I get asked with some frequency whether a private cloud is inherently more secure than a public cloud. How I answer that question depends on how I feel on any given day.
OK, not really. Yet the question, as I often point out, proceeds from a false premise. People assume that there are straightforward differences between private and public clouds that can be enumerated and used to make business decisions about which type of cloud best suits your enterprise.
False may be the wrong word for that premise — let's call it incomplete. The complete premise — and my complete answer to the question — goes something like this:
There are well-run, secure, and highly effective private clouds, just as there are well-run, secure, and highly effective public ones. The private/public cloud divide has a lot more to do with the resources, commitment, and long-term strategy your enterprise is pursuing (or is likely to pursue) than it does with the virtues and flaws of one approach to virtualization over another.
Sounds a bit simplistic, and undoubtedly it is. But in a field as complex as shifting to cloud-based resources and services, sometimes a bit of simplicity can help clear the air around the clouds.
Undertaking a private cloud project, even one with well-defined borders, goals and purpose, requires a level and degree of engagement that you — or your predecessors — may not have encountered since the shift from mainframes and terminals to PCs and desktops. Virtualizing the business environment will tax every aspect of your relationship with other business and operating divisions, and challenge your budget. It will also force you to reevaluate decisions regarding existing hardware and software (not to mention various clients throughout the enterprise) and look for corners to cut when budgets are strained.

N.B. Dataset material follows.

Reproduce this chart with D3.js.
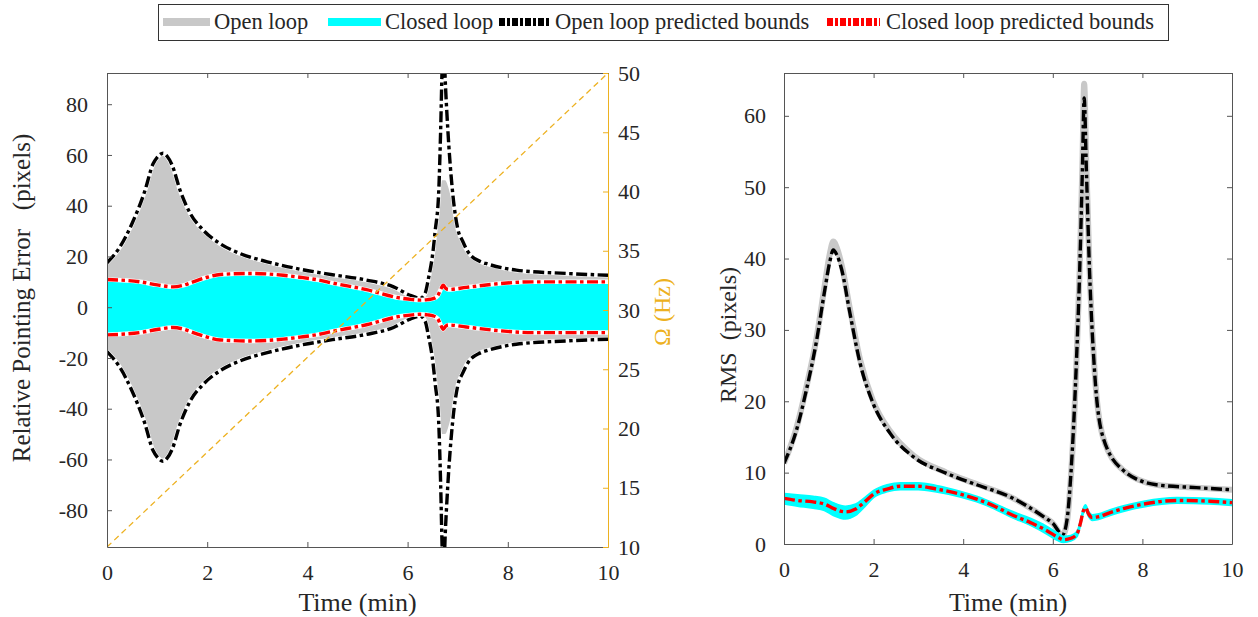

It will definitely force you to call upon your powers of improvisation, adaptation, and evolution as the project itself evolves.
Done right — that "well-run, secure and highly effective" ideal — your private cloud will be a boon to your enterprise. But every one of those steps mentioned above, and all the dozens if not hundreds (or thousands!) of other virtualization steps not mentioned here, raises security issues and questions that must be addressed. Miss one, and — well, you've got a private cloud with a possible public vulnerability.

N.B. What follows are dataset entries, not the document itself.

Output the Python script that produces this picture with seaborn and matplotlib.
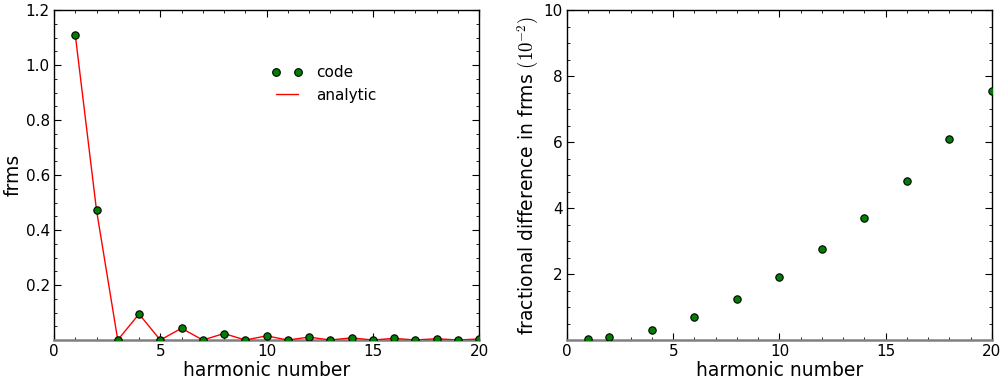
import matplotlib
matplotlib.use("Agg")
import matplotlib.pyplot as plt
from matplotlib.lines import Line2D
from matplotlib.ticker import MultipleLocator
import pandas as pd
import seaborn as sns

# Harmonic spectrum: numerical (code) vs analytic rms amplitude
harmonics = list(range(1, 21))
frms_code = [1.110, 0.472, 0.0, 0.0945, 0.0, 0.0425, 0.0, 0.0235, 0.0, 0.0150,
             0.0, 0.0105, 0.0, 0.0078, 0.0, 0.0060, 0.0, 0.0047, 0.0, 0.0038]
frms_analytic = [1.110, 0.472, 0.0, 0.0945, 0.0, 0.0425, 0.0, 0.0235, 0.0, 0.0150,
                 0.0, 0.0105, 0.0, 0.0078, 0.0, 0.0060, 0.0, 0.0047, 0.0, 0.0038]

# Fractional difference between code and analytic values (units of 1e-2)
diff_harmonics = [1, 2, 4, 6, 8, 10, 12, 14, 16, 18, 20]
frac_diff = [0.03, 0.09, 0.30, 0.70, 1.24, 1.91, 2.76, 3.71, 4.83, 6.09, 7.55]

sns.set_style("ticks")
plt.rcParams.update({
    "font.family": ["DejaVu Sans"],
    "mathtext.fontset": "cm",
    "text.color": "black",
    "axes.labelcolor": "black",
    "xtick.direction": "in",
    "ytick.direction": "in",
    "xtick.top": True,
    "ytick.right": True,
    "xtick.major.size": 5,
    "ytick.major.size": 5,
    "xtick.minor.size": 2.5,
    "ytick.minor.size": 2.5,
    "xtick.labelsize": 11,
    "ytick.labelsize": 11,
    "axes.labelsize": 13.5,
    "axes.edgecolor": "black",
    "axes.linewidth": 1.0,
    "xtick.color": "black",
    "ytick.color": "black",
})

fig = plt.figure(figsize=(10.04, 3.81), dpi=100)
ax1 = fig.add_axes([0.0538, 0.1076, 0.4233, 0.8661])
ax2 = fig.add_axes([0.5647, 0.1076, 0.4233, 0.8661])

df_spec = pd.DataFrame({"n": harmonics, "code": frms_code, "analytic": frms_analytic})
df_diff = pd.DataFrame({"n": diff_harmonics, "diff": frac_diff})

marker_kw = dict(color="green", edgecolor="black", linewidth=0.8, s=28, zorder=6, clip_on=True)

# Left panel: spectrum
sns.lineplot(data=df_spec, x="n", y="analytic", ax=ax1, color="red", lw=1.0, zorder=5)
sns.scatterplot(data=df_spec, x="n", y="code", ax=ax1, **marker_kw)
ax1.set_xlim(0, 20)
ax1.set_ylim(0, 1.2)
ax1.set_yticks([0.2, 0.4, 0.6, 0.8, 1.0, 1.2])
ax1.set_xticks([0, 5, 10, 15, 20])
ax1.xaxis.set_minor_locator(MultipleLocator(1))
ax1.yaxis.set_minor_locator(MultipleLocator(0.05))
ax1.set_xlabel("harmonic number", labelpad=1)
ax1.set_ylabel("frms", labelpad=2)

handles = [
    Line2D([], [], ls="none", marker="o", markerfacecolor="green",
           markeredgecolor="black", markersize=5.5, markeredgewidth=0.8),
    Line2D([], [], color="red", lw=1.0),
]
ax1.legend(handles, ["code", "analytic"], numpoints=2, frameon=False,
           loc="upper left", bbox_to_anchor=(0.48, 0.875), fontsize=11,
           handlelength=2.0, handletextpad=0.9, labelspacing=0.5)

# Right panel: fractional difference
sns.scatterplot(data=df_diff, x="n", y="diff", ax=ax2, **marker_kw)
ax2.set_xlim(0, 20)
ax2.set_ylim(0, 10)
ax2.set_yticks([2, 4, 6, 8, 10])
ax2.set_xticks([0, 5, 10, 15, 20])
ax2.xaxis.set_minor_locator(MultipleLocator(1))
ax2.yaxis.set_minor_locator(MultipleLocator(0.5))
ax2.set_xlabel("harmonic number", labelpad=1)
ax2.set_ylabel(r"fractional difference in frms $(10^{-2})$", labelpad=2)

for ax in (ax1, ax2):
    for s in ax.spines.values():
        s.set_visible(True)
    # zero baseline drawn in grey over the bottom frame
    ax.spines["bottom"].set_color("gray")
    ax.spines["bottom"].set_linewidth(1.8)
    ax.spines["bottom"].set_zorder(4)
    ax.tick_params(which="both", top=True, right=True, direction="in",
                   color="black", labelcolor="black")
    ax.tick_params(axis="both", which="major", pad=3)

fig.savefig("out.png", dpi=100)
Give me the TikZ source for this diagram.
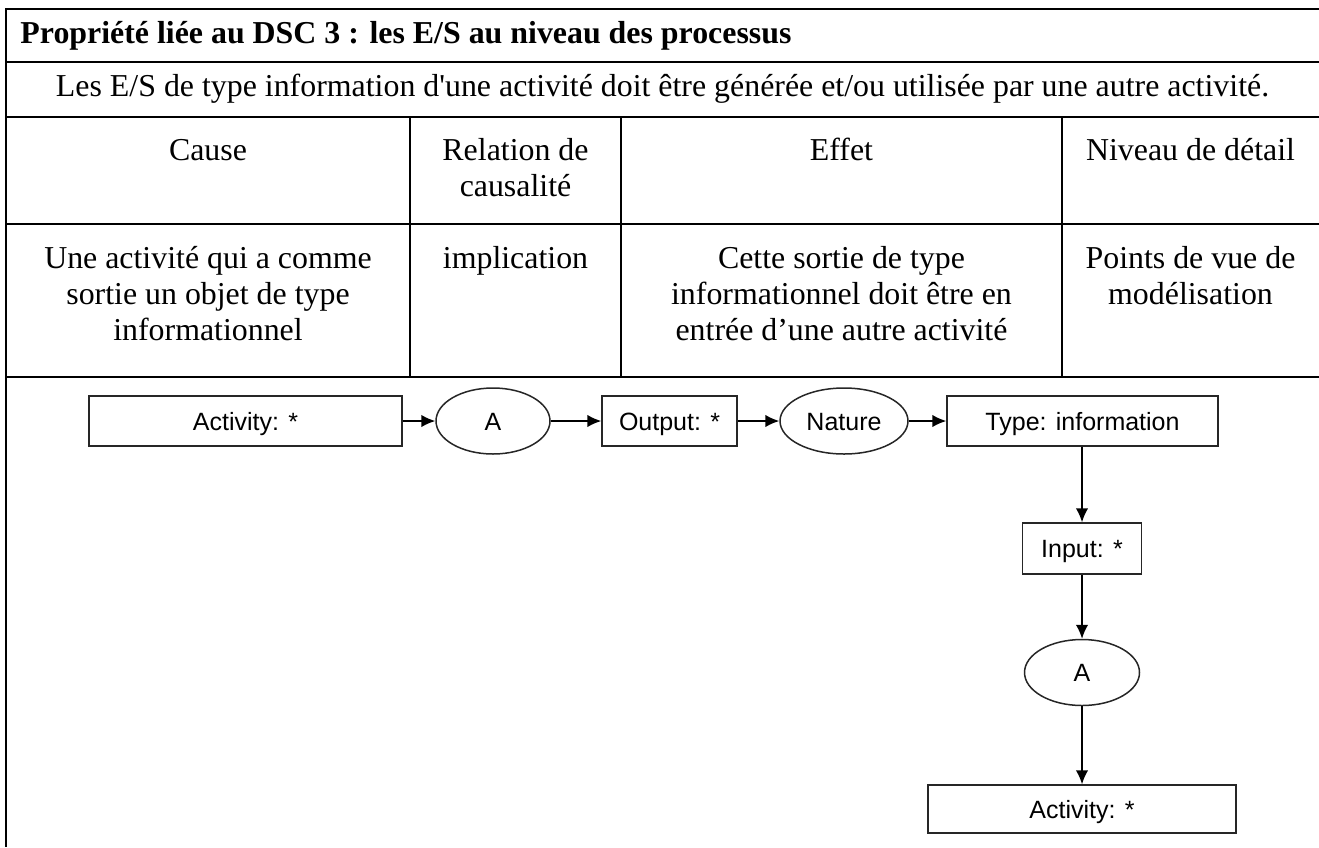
\documentclass[tikz,border=0pt]{standalone}
\usepackage{fontspec}
\setmainfont{Liberation Serif}
\newfontfamily\arialf{Liberation Sans}
\usetikzlibrary{arrows.meta,shapes.geometric}
\begin{document}
\begin{tikzpicture}[x=0.4pt,y=-0.4pt,
  tline/.style={line width=0.8pt},
  cell/.style={font=\fontsize{12.75}{14.4}\selectfont, anchor=base, inner sep=0pt, align=center},
  dfont/.style={font=\arialf\fontsize{10}{12}\selectfont, text height=7.2pt, text depth=0pt},
  dbox/.style={draw=black!85, line width=0.6pt, rectangle, minimum height=20pt, inner sep=0pt, dfont},
  dell/.style={draw=black!85, line width=0.6pt, ellipse, minimum height=26.4pt, inner sep=0pt, dfont},
  arr/.style={line width=0.6pt, -{Latex[length=5.6pt,width=5pt]}}]
\useasboundingbox (0,0) rectangle (1319,847);
% table lines
\foreach \yy in {9,62,117,224,377} \draw[tline] (5.2,\yy) -- (1319,\yy);
\draw[tline] (6,9) -- (6,847);
\foreach \xx in {410,621,1062} \draw[tline] (\xx,117) -- (\xx,377);
% table texts
\node[cell, anchor=base west, font=\fontsize{12.75}{14.4}\selectfont\bfseries] (title) at (20,43) {Propriété liée au DSC 3 : les E/S au niveau des processus};
\node[cell] (prop) at (662.5,96) {Les E/S de type information d\textquotesingle une activité doit être générée et/ou utilisée par une autre activité.};
\node[cell] (hcause) at (208,160) {Cause};
\node[cell] (hrel) at (515.5,196) {Relation de\\causalité};
\node[cell] (heff) at (841.5,160) {Effet};
\node[cell] (hniv) at (1190.5,160) {Niveau de détail};
\node[cell] (ccause) at (208,340) {Une activité qui a comme\\sortie un objet de type\\informationnel};
\node[cell] (crel) at (515.5,268) {implication};
\node[cell] (ceff) at (841.5,340) {Cette sortie de type\\informationnel doit être en\\entrée d’une autre activité};
\node[cell] (cniv) at (1190.5,304) {Points de vue de\\modélisation};
% diagram
\node[dbox, minimum width=125.2pt] (act1) at (245.5,421) {Activity: *};
\node[dell, minimum width=45.6pt] (a1) at (493,421) {A};
\node[dbox, minimum width=54pt] (out) at (669.5,421) {Output: *};
\node[dell, minimum width=51.2pt] (nat) at (844,421) {Nature};
\node[dbox, minimum width=108.4pt] (type) at (1082.5,421) {Type: information};
\node[dbox, minimum width=47.6pt, minimum height=20.4pt] (inp) at (1082,548.5) {Input: *};
\node[dell, minimum width=46pt] (a2) at (1082,672.5) {A};
\node[dbox, minimum width=123.2pt, minimum height=19.2pt] (act2) at (1082,809) {Activity: *};
\draw[arr] (act1) -- (a1);
\draw[arr] (a1) -- (out);
\draw[arr] (out) -- (nat);
\draw[arr] (nat) -- (type);
\draw[arr] (type.south -| inp.north) -- (inp.north);
\draw[arr] (inp) -- (a2);
\draw[arr] (a2) -- (act2);
\end{tikzpicture}
\end{document}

The same challenges are faced by public clouds, of course — and sometimes faced badly, as cloud breach-related headlines show from time to time. Yet the cloud itself, and its security, is essential to the cloud provider’s business. That's where public cloud companies enjoy a bit of an advantage: They don't have to "sell" their executives on the virtues and expense of a properly configured cloud. They want to do it — which may differ from the reaction you get from your management when costs escalate.

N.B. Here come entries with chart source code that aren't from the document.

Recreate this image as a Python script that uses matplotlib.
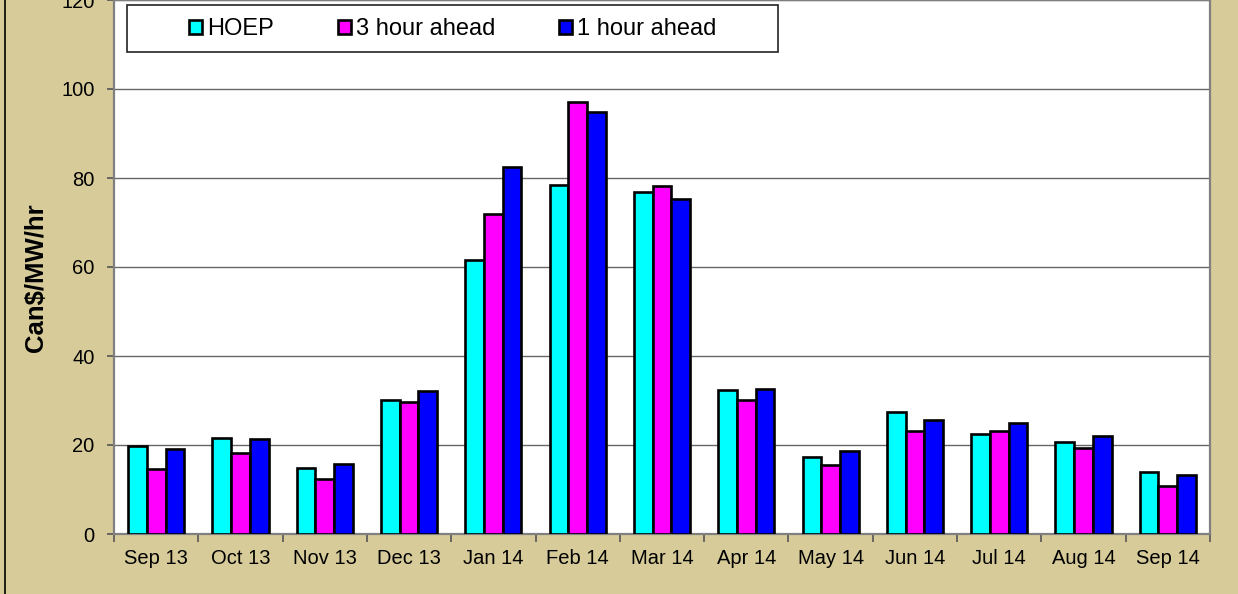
import numpy as np
import matplotlib
matplotlib.use("Agg")
import matplotlib.pyplot as plt
from matplotlib.lines import Line2D
from matplotlib.patches import Rectangle

plt.rcParams['font.family'] = ['Liberation Sans', 'DejaVu Sans']

# data
months = ["Sep 13", "Oct 13", "Nov 13", "Dec 13", "Jan 14", "Feb 14", "Mar 14",
          "Apr 14", "May 14", "Jun 14", "Jul 14", "Aug 14", "Sep 14"]
hoep = [19.7, 21.6, 14.9, 30.1, 61.6, 78.5, 76.8, 32.3, 17.2, 27.4, 22.5, 20.7, 14.0]
three_hour = [14.6, 18.1, 12.3, 29.6, 72.0, 97.0, 78.2, 30.1, 15.4, 23.1, 23.2, 19.3, 10.7]
one_hour = [19.2, 21.4, 15.8, 32.2, 82.4, 94.9, 75.2, 32.6, 18.6, 25.6, 25.0, 22.0, 13.2]
series_names = ["HOEP", "3 hour ahead", "1 hour ahead"]
series_colors = ["#00ffff", "#ff00ff", "#0000ff"]

W, H = 1238, 594
bg = "#d7cc99"

fig = plt.figure(figsize=(W / 100, H / 100), dpi=100, facecolor=bg)
ax = fig.add_axes([114 / W, 1 - 534 / H, (1210 - 114) / W, 534 / H])
ax.set_facecolor("white")

x = np.arange(len(months))
bw = 0.222
bars = []
for i, (vals, col, name) in enumerate(zip([hoep, three_hour, one_hour], series_colors, series_names)):
    b = ax.bar(x + (i - 1) * bw, vals, width=bw, color=col, edgecolor="black",
               linewidth=1.9, label=name, zorder=3)
    bars.append(b)

ax.set_xlim(-0.5, len(months) - 0.5)
ax.set_ylim(0, 120)
ax.set_yticks(np.arange(0, 121, 20))
ax.yaxis.grid(True, color="#666666", linewidth=1.0, zorder=1)
ax.set_axisbelow(True)

ax.set_xticks(x)
ax.set_xticklabels(months)
ax.set_xticks(np.arange(-0.5, len(months), 1), minor=True)
ax.tick_params(axis="x", which="major", length=0, pad=11, labelsize=14.5)
ax.tick_params(axis="x", which="minor", length=6, width=1.2, color="#555555", direction="out")
ax.tick_params(axis="y", length=5, width=1.2, color="#555555", pad=9, labelsize=14.5)

for s in ax.spines.values():
    s.set_color("#808080")
    s.set_linewidth(1.6)

ax.set_ylabel("Can$/MW/hr", fontsize=18.5, fontweight="bold")
ax.yaxis.set_label_coords(-0.060, 0.48)

# legend frame drawn separately so the padding can match the original
fig.add_artist(Rectangle((127 / W, 1 - 52 / H), (778 - 127) / W, 47 / H,
                         transform=fig.transFigure, facecolor="white",
                         edgecolor="#222222", linewidth=1.2, zorder=5))
leg = fig.legend(handles=bars, labels=series_names, ncol=3, frameon=False,
                 loc="center left", bbox_to_anchor=(189 / W, 1 - 29 / H),
                 fontsize=17, handlelength=0.55, handleheight=0.55,
                 handletextpad=0.22, columnspacing=2.7, borderpad=0,
                 borderaxespad=0)
leg.set_zorder(6)

# outer chart border on the left
fig.add_artist(Line2D([5 / W, 5 / W], [0, 1], transform=fig.transFigure,
                      color="black", linewidth=1.2))

fig.savefig("out.png", dpi=100, facecolor=bg)
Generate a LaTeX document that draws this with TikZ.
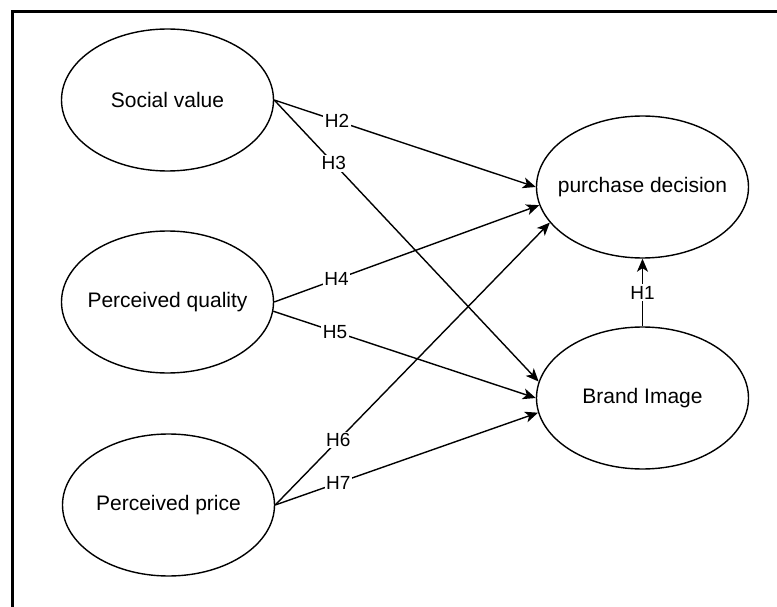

Bottom-line (and that always enters into it), I'd say that the largest security advantages of the private cloud are your retention of control over your data and your processes within your own perimeter. You also get the confidence — and headaches — that come from knowing that you and your team are in charge of the private cloud's security.
Private cloud is the way to go only if you get and retain all of the resources and support that creating it will require. Otherwise, go public.